Colunista
Fábio Campana

05.12.12
Memória da Memória de um sargento de milícias

Meus professores do ginásio não eram contemporâneos de seus alunos. Minha professora de língua e literatura portuguesa, Dona Josefina Marés, tinha a cabeça e os sentimentos cravados nos fins do século XVIII.

Solteira em meia-idade, cabelos pintados com uma tintura da época que os deixavam mais negros que a asa da graúna, era uma mulher feia, que não despertava apetites.  Pobre Josefina. Delirava com os amores impossíveis e recatados das tramas açucaradas da Madame Delly. Josefina era gordota, buço acentuado, lembrava uma cachopa portuguesa. Difícil conseguir marido.

Da literatura brasileira que tinha responsabilidade de nos ensinar, só José de Alencar e a paisagem literária feérica e irreal, as selvas tão luxuosas que mais pareciam cenários de operetas para personagens de irrealidade quase grotesca de uma Idade Média que não tivemos. Peri, Iracema, Ceci. Ah, e as poesias de cunho patriótico. Recitava Gonçalves Dias em trágica interpretação. A voz tremulante, as ênfases que nos faziam rir. A pior maneira de conhecer Gonçalves.

Nunca nos apresentou Capitu, que condenou aos infernos porque teria traído Bentinho. De Machado de Assis, só a primeira fase, romântica. A mão e a luva, Helena, Iaiá Garcia. Nada do que o mestre escreveu depois de conhecer a fogosa portuguesa Carolina Augusta. Ficamos sem Memórias Póstumas de Brás Cubas, Quincas Borba e Dom Casmurro.
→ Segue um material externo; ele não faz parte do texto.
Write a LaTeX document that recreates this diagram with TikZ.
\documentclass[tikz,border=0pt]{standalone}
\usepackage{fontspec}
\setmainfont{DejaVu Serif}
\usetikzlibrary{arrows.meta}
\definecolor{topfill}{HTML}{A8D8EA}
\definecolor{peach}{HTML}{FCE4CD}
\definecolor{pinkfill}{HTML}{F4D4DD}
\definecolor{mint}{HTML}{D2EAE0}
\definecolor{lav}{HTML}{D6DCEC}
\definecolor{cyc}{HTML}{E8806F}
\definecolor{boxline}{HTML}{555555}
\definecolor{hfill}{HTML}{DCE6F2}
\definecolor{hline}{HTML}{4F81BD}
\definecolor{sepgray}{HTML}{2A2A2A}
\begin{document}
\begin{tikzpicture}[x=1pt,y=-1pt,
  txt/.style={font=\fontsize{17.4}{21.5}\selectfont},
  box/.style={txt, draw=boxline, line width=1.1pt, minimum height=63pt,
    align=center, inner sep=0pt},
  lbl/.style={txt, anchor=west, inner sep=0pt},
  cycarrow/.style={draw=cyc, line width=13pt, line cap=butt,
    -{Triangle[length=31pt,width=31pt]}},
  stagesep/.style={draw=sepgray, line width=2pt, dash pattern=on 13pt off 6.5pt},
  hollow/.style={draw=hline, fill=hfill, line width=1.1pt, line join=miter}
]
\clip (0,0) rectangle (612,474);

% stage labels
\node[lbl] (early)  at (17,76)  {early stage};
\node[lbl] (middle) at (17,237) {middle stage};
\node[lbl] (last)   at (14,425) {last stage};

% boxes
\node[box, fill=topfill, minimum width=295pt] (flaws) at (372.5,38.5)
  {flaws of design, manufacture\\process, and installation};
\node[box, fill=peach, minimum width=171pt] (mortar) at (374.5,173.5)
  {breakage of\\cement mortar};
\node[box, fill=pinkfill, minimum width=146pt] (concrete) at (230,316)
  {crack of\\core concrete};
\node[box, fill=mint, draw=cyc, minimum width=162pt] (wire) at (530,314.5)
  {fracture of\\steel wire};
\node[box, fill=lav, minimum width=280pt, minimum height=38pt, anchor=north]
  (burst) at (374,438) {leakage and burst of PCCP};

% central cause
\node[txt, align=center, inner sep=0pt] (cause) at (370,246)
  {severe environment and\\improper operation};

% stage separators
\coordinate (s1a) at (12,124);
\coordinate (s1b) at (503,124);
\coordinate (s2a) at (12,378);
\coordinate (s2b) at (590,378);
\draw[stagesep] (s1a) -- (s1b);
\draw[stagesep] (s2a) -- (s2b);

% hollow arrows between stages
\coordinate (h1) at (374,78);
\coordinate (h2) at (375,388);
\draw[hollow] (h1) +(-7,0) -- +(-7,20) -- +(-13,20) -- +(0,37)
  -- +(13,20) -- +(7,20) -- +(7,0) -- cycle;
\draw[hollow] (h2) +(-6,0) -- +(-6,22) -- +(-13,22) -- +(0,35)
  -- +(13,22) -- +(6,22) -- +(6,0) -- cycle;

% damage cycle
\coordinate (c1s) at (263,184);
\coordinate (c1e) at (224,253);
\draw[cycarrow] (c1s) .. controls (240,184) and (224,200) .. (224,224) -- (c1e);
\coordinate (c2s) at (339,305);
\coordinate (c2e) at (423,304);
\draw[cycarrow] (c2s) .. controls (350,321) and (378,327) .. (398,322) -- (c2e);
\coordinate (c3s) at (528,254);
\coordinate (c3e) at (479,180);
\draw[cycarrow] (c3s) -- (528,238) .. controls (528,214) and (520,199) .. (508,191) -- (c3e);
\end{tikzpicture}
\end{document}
E tinha um livro que ela retirou da biblioteca da escola e nos furtou o prazer da leitura. Memórias de um Sargento de Milícias. Em primeiro lugar, pela linguagem, a língua tal como é falada entre nós. A literatura não seria uma imposição desconfortável. Imaginem, Leonardo Pataca a beliscar a saloia infiel. Nem herói, nem vilão. Pataca foi pai, foi traído, reincidiu. Morreu. Para Dona Josefina, uma vida imoral.
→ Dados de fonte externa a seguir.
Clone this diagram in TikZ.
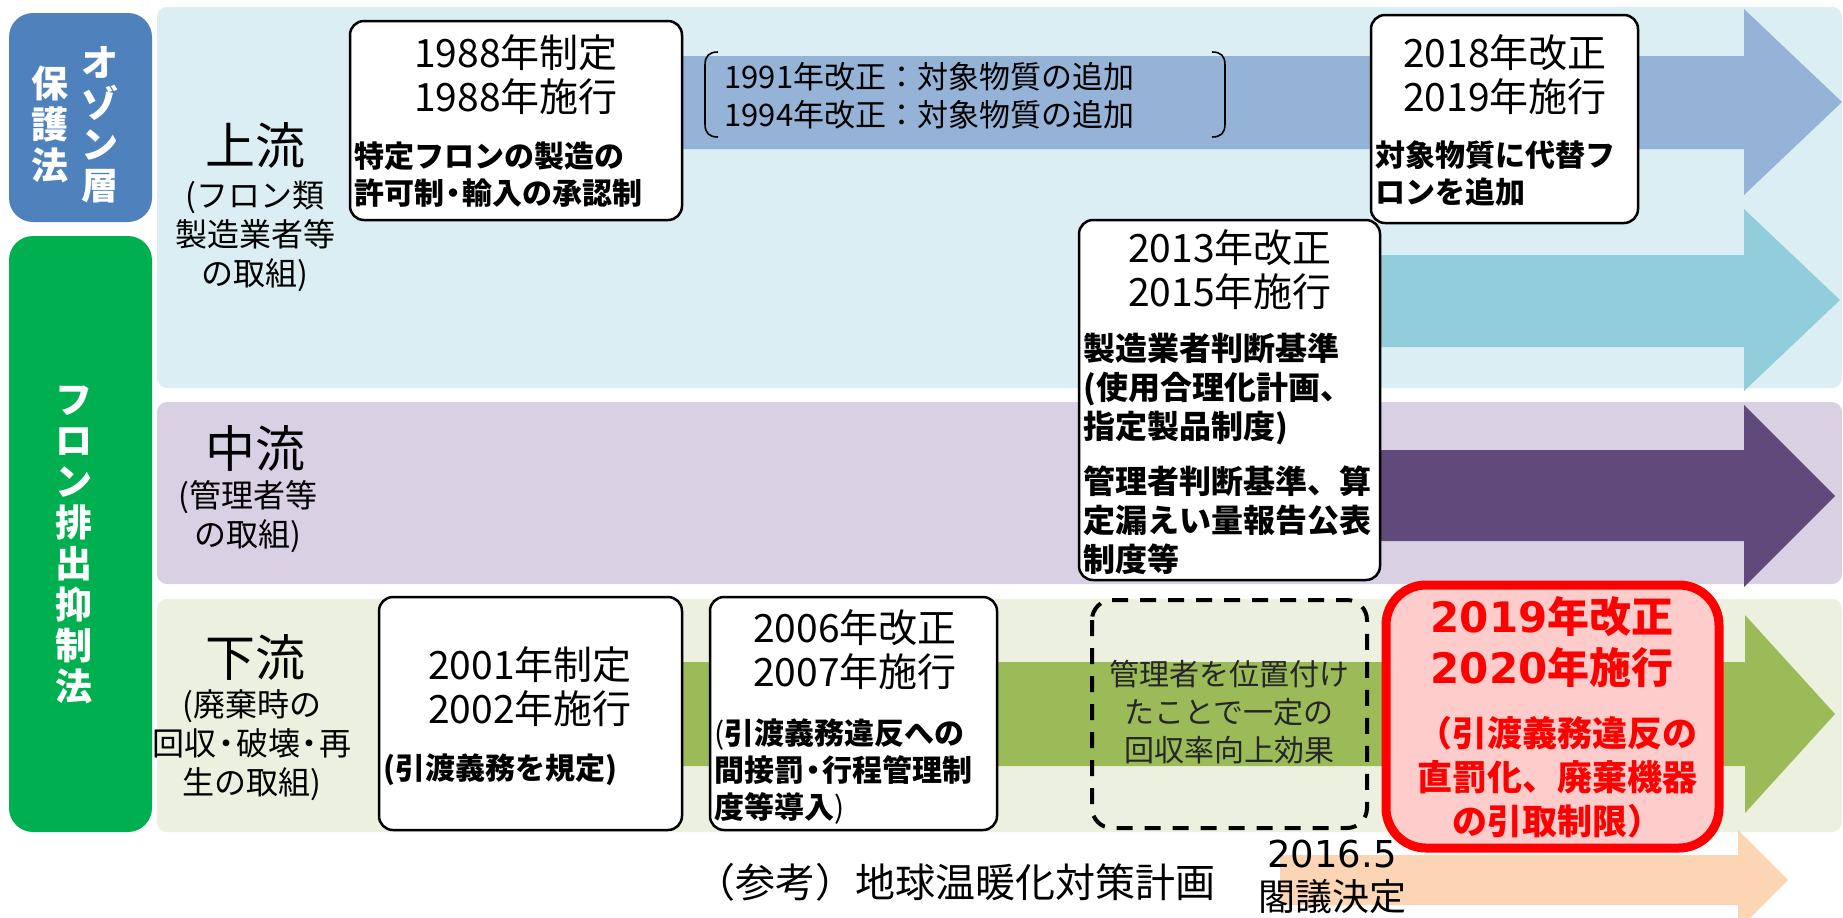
\documentclass[tikz,border=0pt]{standalone}
\usepackage{fontspec}
\setmainfont{Noto Sans CJK JP}
\newfontfamily\digitfont{DejaVu Sans}

\definecolor{ozoneblue}{HTML}{4F81BD}
\definecolor{lawgreen}{HTML}{00B050}
\definecolor{upband}{HTML}{DAEEF3}
\definecolor{midband}{HTML}{DAD0E3}
\definecolor{lowband}{HTML}{EBF1DE}
\definecolor{ozonearrow}{HTML}{95B3D7}
\definecolor{fluoroarrow}{HTML}{92CDDC}
\definecolor{midarrow}{HTML}{604A7B}
\definecolor{lowarrow}{HTML}{9BBB59}
\definecolor{planarrow}{HTML}{FCD5B5}
\definecolor{revfill}{HTML}{FFCCCC}

\newcommand{\midpt}{\hspace{-0.2em}・\hspace{-0.2em}}

\begin{document}
\begin{tikzpicture}[x=0.5pt, y=-0.5pt,
        lawtext/.style={inner sep=0pt, align=center, text=white, font=\bfseries\fontsize{18.5}{20.5}\selectfont},
        flowtext/.style={inner sep=0pt, font=\fontsize{25}{30}\selectfont},
        subtext/.style={inner sep=0pt, align=center, font=\fontsize{16}{19.5}\selectfont},
        yearbox/.style={draw=black, line width=1.25pt, fill=white, rounded corners=7pt},
        yeartext/.style={inner sep=0pt, align=center, font=\fontsize{19.5}{22}\selectfont},
        pointtext/.style={inner sep=0pt, anchor=west, align=left, font=\bfseries\fontsize{15}{18.5}\selectfont},
        notetext/.style={inner sep=0pt, anchor=west, align=left, font=\fontsize{15.5}{19}\selectfont},
        effecttext/.style={inner sep=0pt, align=center, text=black!85, font=\fontsize{15}{19}\selectfont},
        redtext/.style={inner sep=0pt, align=center, text=red, font=\bfseries\fontsize{21}{25.5}\selectfont}]
        \useasboundingbox (0,0) rectangle (1843,917);
        \clip (0,0) rectangle (1843,917);

        \fill[ozoneblue, rounded corners=12pt] (9,13) rectangle (152,222);
        \fill[lawgreen, rounded corners=12pt] (9,236) rectangle (152,832);
        \fill[upband, rounded corners=5pt] (157,7) rectangle (1842,388);
        \fill[midband, rounded corners=5pt] (157,402) rectangle (1842,584);
        \fill[lowband, rounded corners=5pt] (157,599) rectangle (1842,832);

        \fill[ozonearrow] (520,56) -- (1744,56) -- (1744,9) -- (1842,102) -- (1744,195) -- (1744,149) -- (520,149) -- cycle;
        \fill[fluoroarrow] (1200,255) -- (1744,255) -- (1744,209) -- (1840,300) -- (1744,391) -- (1744,347) -- (1200,347) -- cycle;
        \fill[midarrow] (1200,450) -- (1744,450) -- (1744,405) -- (1835,496) -- (1744,587) -- (1744,541) -- (1200,541) -- cycle;
        \fill[lowarrow] (530,662) -- (1745,662) -- (1745,615) -- (1835,714) -- (1745,813) -- (1745,766) -- (530,766) -- cycle;
        \fill[planarrow] (1280,855) -- (1738,855) -- (1738,830) -- (1788,880) -- (1738,930) -- (1738,905) -- (1280,905) -- cycle;

        \node[lawtext] (ozonecol) at (100,125) {オ\\ゾ\\ン\\層};
        \node[lawtext] (protcol) at (50,124) {保\\護\\法};
        \node[lawtext] (emitcol) at (74,545) {フ\\ロ\\ン\\排\\出\\抑\\制\\法};

        \node[flowtext] (upper) at (255,145) {上流};
        \node[subtext] (uppersub) at (255,236) {(フロン類\\製造業者等\\の取組)};
        \node[flowtext] (middle) at (255,448) {中流};
        \node[subtext] (middlesub) at (248,517) {(管理者等\\の取組)};
        \node[flowtext] (lower) at (255,657) {下流};
        \node[subtext] (lowersub) at (252,745) {(廃棄時の\\回収\midpt 破壊\midpt 再\\生の取組)};

        \draw[line width=0.8pt] (718,52) .. controls (709,52) and (705,56) .. (705,65) -- (705,124) .. controls (705,133) and (709,137) .. (718,137);
        \draw[line width=0.8pt] (1212,52) .. controls (1221,52) and (1225,56) .. (1225,65) -- (1225,124) .. controls (1225,133) and (1221,137) .. (1212,137);
        \node[notetext] (amend9194) at (724,96) {1991年改正：対象物質の追加\\1994年改正：対象物質の追加};

        \draw[yearbox] (350,21) rectangle (682,220);
        \node[yeartext] (enact88) at (516,75) {1988年制定\\1988年施行};
        \node[pointtext] (point88) at (354,175) {特定フロンの製造の\\許可制\midpt 輸入の承認制};

        \draw[yearbox] (1371,15) rectangle (1638,223);
        \node[yeartext] (enact18) at (1505,75) {2018年改正\\2019年施行};
        \node[pointtext] (point18) at (1375,174) {対象物質に代替フ\\ロンを追加};

        \draw[yearbox] (1079,220) rectangle (1380,580);
        \node[yeartext] (enact13) at (1230,270) {2013年改正\\2015年施行};
        \node[pointtext, font=\bfseries\fontsize{16}{19.5}\selectfont] (maker13) at (1083,389) {製造業者判断基準\\(使用合理化計画、\\指定製品制度)};
        \node[pointtext, font=\bfseries\fontsize{16}{19.5}\selectfont] (admin13) at (1083,520) {管理者判断基準、算\\定漏えい量報告公表\\制度等};

        \draw[yearbox] (379,597) rectangle (682,830);
        \node[yeartext] (enact01) at (530,687) {2001年制定\\2002年施行};
        \node[pointtext] (point01) at (383,770) {(引渡義務を規定)};

        \draw[yearbox] (710,597) rectangle (997,830);
        \node[yeartext] (enact06) at (855,650) {2006年改正\\2007年施行};
        \node[pointtext] (point06) at (714,772) {\mdseries(\bfseries 引渡義務違反への\\間接罰\midpt 行程管理制\\度等導入\mdseries)};

        \draw[line width=2pt, dash pattern=on 8pt off 6pt, rounded corners=10pt] (1092,600) rectangle (1367,828);
        \node[effecttext] (effect) at (1229,712) {管理者を位置付け\\たことで一定の\\回収率向上効果};

        \draw[red, line width=4.5pt, fill=revfill, rounded corners=20pt] (1386,585) rectangle (1719,848);
        \node[redtext] (enact19) at (1552,642) {{\digitfont 2019}年改正\\{\digitfont 2020}年施行};
        \node[redtext, font=\bfseries\fontsize{17.5}{22}\selectfont] (point19) at (1557,777) {（引渡義務違反の\\直罰化、廃棄機器\\の引取制限）};

        \node[inner sep=0pt, font=\fontsize{20}{24}\selectfont] (plan) at (955,882) {（参考）地球温暖化対策計画};
        \node[inner sep=0pt, align=center, font=\fontsize{18.5}{21.5}\selectfont] (cabinet) at (1332,877) {{\digitfont 2016.5}\\閣議決定};
\end{tikzpicture}
\end{document}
E o padrinho que se apropriou de herança alheia? Apesar de ladrão e péssimo caráter, quis fazer do afilhado um padre e sacrificou-se por ele. E a comadre. Nem nome tem. E é um dos tipos femininos mais ricos de nossa literatura. Segundo Almeida, mulher baixa, excessivamente gorda, bonachona, ingênua ou tola até certo ponto, e finória até outro. Em parte, a nossa Josefina.
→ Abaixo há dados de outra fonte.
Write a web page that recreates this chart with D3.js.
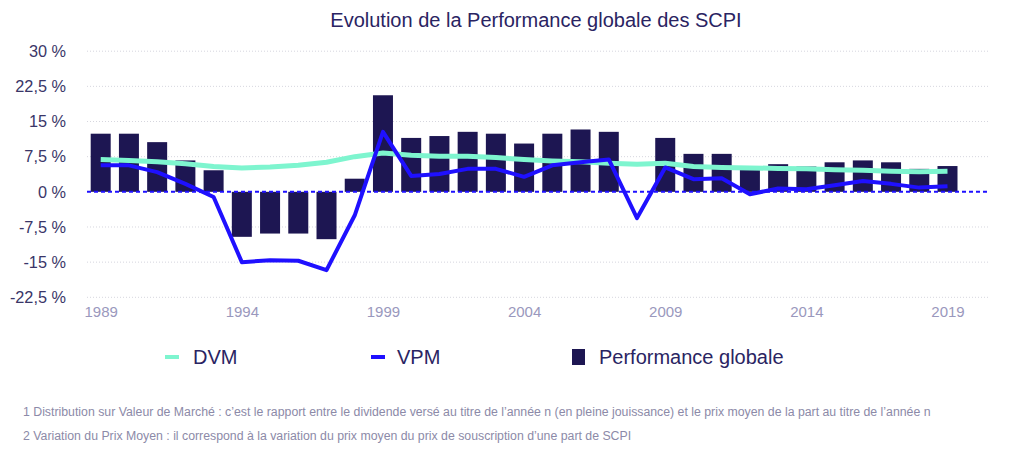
<!DOCTYPE html>
<html>
<head>
<meta charset="utf-8">
<script src="https://cdn.jsdelivr.net/npm/d3@7"></script>
<style>
  html, body { margin: 0; padding: 0; background: #fff; }
  svg { display: block; font-family: "Liberation Sans", Arial, Helvetica, sans-serif; }
</style>
</head>
<body>
<svg id="chart" width="1024" height="460"></svg>
<script>
const years = d3.range(1989, 2020);
const perfGlobale = [12.4, 12.4, 10.6, 6.7, 4.6, -9.6, -8.9, -8.9, -10.1, 2.8,
  20.6, 11.5, 11.9, 12.8, 12.4, 10.3, 12.4, 13.3, 12.8, null,
  11.5, 8.1, 8.1, 4.7, 5.9, 5.4, 6.3, 6.7, 6.3, 4.9, 5.5];
const dvm = [6.9, 6.7, 6.4, 6.0, 5.4, 5.1, 5.3, 5.65, 6.3, 7.5,
  8.3, 7.8, 7.6, 7.6, 7.3, 6.9, 6.6, 6.4, 6.1, 5.9,
  6.1, 5.4, 5.2, 5.1, 5.0, 4.9, 4.7, 4.6, 4.4, 4.3, 4.4];
const vpm = [5.65, 5.65, 4.2, 1.7, -1.1, -15.0, -14.6, -14.7, -16.7, -5.0,
  12.8, 3.4, 3.8, 4.9, 4.9, 3.2, 5.65, 6.3, 6.9, -5.6,
  5.2, 2.7, 2.9, -0.5, 0.7, 0.55, 1.4, 2.3, 1.7, 0.9, 1.2];
const yTicks = [-22.5, -15, -7.5, 0, 7.5, 15, 22.5, 30];
const xTickYears = [1989, 1994, 1999, 2004, 2009, 2014, 2019];
const legendLabels = ["DVM", "VPM", "Performance globale"];
const titleText = "Evolution de la Performance globale des SCPI";
const footnotes = [
  "1 Distribution sur Valeur de Marché : c’est le rapport entre le dividende versé au titre de l’année n (en pleine jouissance) et le prix moyen de la part au titre de l’année n",
  "2 Variation du Prix Moyen : il correspond à la variation du prix moyen du prix de souscription d’une part de SCPI"
];

const C = {
  bar: "#1d1652", dvm: "#7ef5cf", vpm: "#1f10ff",
  title: "#2a2462", ytick: "#3a3668", xtick: "#9a98bd", grid: "#d6d6de", foot: "#8c8aa8"
};

const svg = d3.select("#chart");
const gridLeft = 87, gridRight = 988;

const x = d3.scalePoint().domain(years).range([100.7, 947.5]);
const y = d3.scaleLinear().domain([-22.5, 30]).range([297.3, 51.2]);
const barW = 20;

// title
svg.append("text").attr("x", 536).attr("y", 27).attr("text-anchor", "middle")
  .attr("font-size", 20).attr("fill", C.title).text(titleText);

// gridlines
svg.append("g").selectAll("line").data(yTicks.filter(d => d !== 0)).join("line")
  .attr("x1", gridLeft).attr("x2", gridRight)
  .attr("y1", d => y(d)).attr("y2", d => y(d))
  .attr("stroke", C.grid).attr("stroke-width", 1).attr("stroke-dasharray", "1,2");

// y axis labels
const fmt = d => (Number.isInteger(d) ? String(d) : String(d).replace(".", ",")) + " %";
const yAxis = d3.axisLeft(y).tickValues(yTicks).tickFormat(fmt).tickSize(0).tickPadding(0);
const gy = svg.append("g").attr("transform", "translate(66,0)").call(yAxis);
gy.select(".domain").remove();
gy.selectAll("text").attr("font-size", 16.3).attr("fill", C.ytick)
  .attr("font-family", "'Liberation Sans', Arial, sans-serif");

// x axis labels
const xAxis = d3.axisBottom(x).tickValues(xTickYears).tickFormat(d => String(d)).tickSize(0).tickPadding(0);
const gx = svg.append("g").attr("transform", "translate(0,306)").call(xAxis);
gx.select(".domain").remove();
gx.selectAll("text").attr("font-size", 15).attr("fill", C.xtick)
  .attr("font-family", "'Liberation Sans', Arial, sans-serif");

// bars
const barData = years.map((yr, i) => ({ yr, v: perfGlobale[i] })).filter(d => d.v !== null);
svg.append("g").selectAll("rect").data(barData).join("rect")
  .attr("x", d => x(d.yr) - barW / 2)
  .attr("width", barW)
  .attr("y", d => y(Math.max(0, d.v)))
  .attr("height", d => Math.abs(y(d.v) - y(0)))
  .attr("fill", C.bar);

// zero line
svg.append("line").attr("x1", gridLeft).attr("x2", gridRight)
  .attr("y1", y(0)).attr("y2", y(0))
  .attr("stroke", C.vpm).attr("stroke-width", 2).attr("stroke-dasharray", "4,3");

// lines
const line = d3.line().x((d, i) => x(years[i])).y(d => y(d));
svg.append("path").datum(dvm).attr("d", line).attr("fill", "none")
  .attr("stroke", C.dvm).attr("stroke-width", 5).attr("stroke-linejoin", "round");
svg.append("path").datum(vpm).attr("d", line).attr("fill", "none")
  .attr("stroke", C.vpm).attr("stroke-width", 4).attr("stroke-linejoin", "round");

// legend
const leg = svg.append("g");
const legY = 357;
leg.append("line").attr("x1", 165).attr("x2", 179).attr("y1", legY).attr("y2", legY)
  .attr("stroke", C.dvm).attr("stroke-width", 4);
leg.append("line").attr("x1", 371).attr("x2", 385).attr("y1", legY).attr("y2", legY)
  .attr("stroke", C.vpm).attr("stroke-width", 4);
leg.append("rect").attr("x", 572).attr("y", legY - 8).attr("width", 13).attr("height", 16)
  .attr("fill", C.bar);
const legX = [193, 397, 599];
leg.selectAll("text").data(legendLabels).join("text")
  .attr("x", (d, i) => legX[i]).attr("y", legY + 7)
  .attr("font-size", 20).attr("fill", C.title).text(d => d);

// footnotes
svg.append("g").selectAll("text").data(footnotes).join("text")
  .attr("x", 23).attr("y", (d, i) => 416 + i * 24)
  .attr("font-size", 12.3).attr("fill", C.foot).text(d => d);
</script>
</body>
</html>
Manuel Antonio de Almeida introduziu o homem na nossa literatura. Foi quem pela primeira vez escreveu como se falava nas ruas em sua época. Lá estão nossos escravos, nossos quiosques, nossos postes de iluminação a óleo de peixe, o pelourinho, a casa da cadeia pública, as mulheres de mantilha, as procissões, a via-sacra, os fogos no Campo dos Ciganos. Debret é o melhor ilustrador para o romance de Almeida.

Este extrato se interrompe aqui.